Washington Bill Richardson, the under-fire secretary of energy who would be vice president, may find himself looking for a new job altogether. Sources in his department tell us of the low morale there, which has manifested itself into a broad disapproval of the secretary.
Once hailed as a man who could bring the department to its proper status, he is now viewed as having accomplished that feat through negative publicity. There have been so many problems in the department relating to national security that at least the public is now aware of the department's importance.
But who is Bill Richardson? Does he have the managerial experience to lead one of the nation's largest public organizations? Here is his resume:
Bill Richardson was born on Nov. 15, 1947.
He received his bachelor of arts degree from Tufts University in 1970 and a master of arts degree from the Fletcher School of Law and Diplomacy in 1971.
As a seven-term congressman from New Mexico, Richardson served as the chief deputy Democratic whip and actively participated in the House's Commerce, Resources and Intelligence Committees.
Prior to his post as secretary of energy, Bill Richardson served simultaneously as the U.S. ambassador to the United Nations (1997-98), a member of the president's Cabinet as well as a member of the National Security Council. He helped in hostage negotiations in Croatia, Burma, Cuba, Iraq, North Korea and Sudan.
While ambassador to the United Nations, Richardson helped in negotiations with Iraq, Zaire and Afghanistan.
After being unanimously confirmed by the United States Senate, Bill Richardson became Secretary of Energy on Aug.18, 1998.
In the Clinton administration, Richardson is the highest-ranking Hispanic person.
He has served as a special envoy for President Clinton "on sensitive diplomatic missions around the world" and was formerly the vice chairman for the Democratic National Committee.
He has had three nominations for the Nobel Peace Prize.
The resume is impressive, but clearly lacks an essential ingredient: management experience.
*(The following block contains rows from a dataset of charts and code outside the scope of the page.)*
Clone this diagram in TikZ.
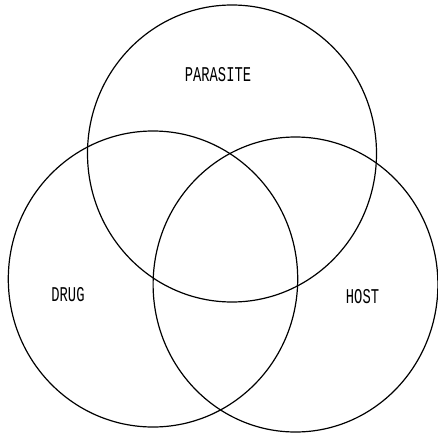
\documentclass[tikz,border=0pt]{standalone}
\usepackage{fontspec}
\usepackage{graphicx}
\newfontfamily\labfont{Liberation Mono}
\tikzset{
  setcirc/.style={draw=black, line width=1.2pt},
  setlabel/.style={inner sep=0pt, font=\labfont\fontsize{14.5}{15}\selectfont}
}
\newcommand{\tall}[1]{\scalebox{0.95}[1.45]{#1}}
\begin{document}
\begin{tikzpicture}[x=1pt,y=1pt]
\useasboundingbox (0,0) rectangle (438,432);
\draw[setcirc] (232,278.5) ellipse [x radius=144.5, y radius=148.5];
\draw[setcirc] (153,153) ellipse [x radius=144.7, y radius=148];
\draw[setcirc] (295.5,147.5) ellipse [x radius=142.4, y radius=147.5];
\node[setlabel] (parasite) at (218,357) {\tall{PARASITE}};
\node[setlabel] (drug) at (68,137) {\tall{DRUG}};
\node[setlabel] (host) at (362.5,135) {\tall{HOST}};
\end{tikzpicture}
\end{document}
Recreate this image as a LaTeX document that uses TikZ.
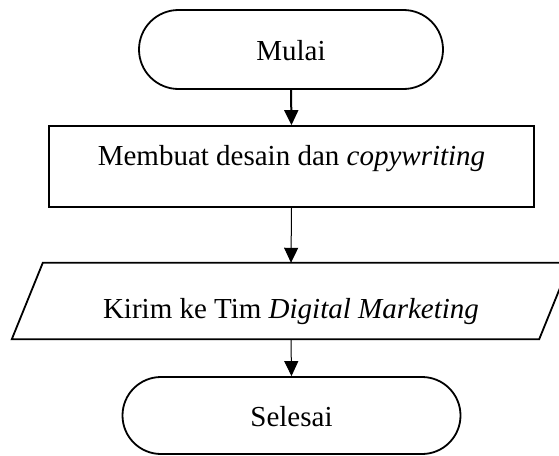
\documentclass[tikz,border=0pt]{standalone}
\usepackage{fontspec}
\setmainfont{Liberation Serif}
\usetikzlibrary{arrows.meta,calc}
\begin{document}
\begin{tikzpicture}[x=1pt,y=-1pt,
  every node/.style={font=\fontsize{29}{34}\selectfont, inner sep=0pt},
  shapeline/.style={draw=black, line width=1.8pt},
  terminal/.style={shapeline, rectangle, text height=22pt, text depth=0pt},
  process/.style={shapeline, rectangle},
  flowthick/.style={draw=black, line width=2pt, -{Triangle[width=14pt,length=15pt]}},
  flowthin/.style={draw=black, line width=1pt, -{Triangle[width=14pt,length=15pt]}}]
  \useasboundingbox (0,0) rectangle (559,455);
  \clip (0,0) rectangle (559,455);
  \node[terminal, minimum width=304pt, minimum height=79pt, rounded corners=39.5pt] (mulai) at (291,49.5) {Mulai};
  \node[process, minimum width=485pt, minimum height=81pt, text height=10pt, text depth=12pt] (desain) at (291.5,166.5) {Membuat desain dan \textit{copywriting}};
  \node[rectangle, minimum width=527pt, minimum height=76pt, text height=34pt, text depth=0pt] (kirim) at (291,301) {Kirim ke Tim \textit{Digital Marketing}};
  \draw[shapeline] ($(kirim.south west)+(-15.5,0)$) -- ($(kirim.south east)+(-15.5,0)$) -- ($(kirim.north east)+(15.5,0)$) -- ($(kirim.north west)+(15.5,0)$) -- cycle;
  \node[terminal, minimum width=338pt, minimum height=77pt, rounded corners=38.5pt] (selesai) at (291.5,415.5) {Selesai};
  \draw[flowthick] (mulai.south) -- (desain.north);
  \draw[flowthin] (desain.south) -- (kirim.north);
  \draw[flowthin] (kirim.south) -- (selesai.north);
\end{tikzpicture}
\end{document}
Positions such as ambassador to the United Nations and member of the House of Representatives entail the management of nothing more than small staffs. This does not prepare anyone for the intricate responsibilities of large-scale management that could be garnered from such positions as governor, general or business executive.
So Richardson's problems are twofold. He has an overweening ambition to become vice president and he has no major managerial experience. This fatal combination, we and many (probably most) of his employees believe, is what is leading to the department's failures and will soon lead to his downfall.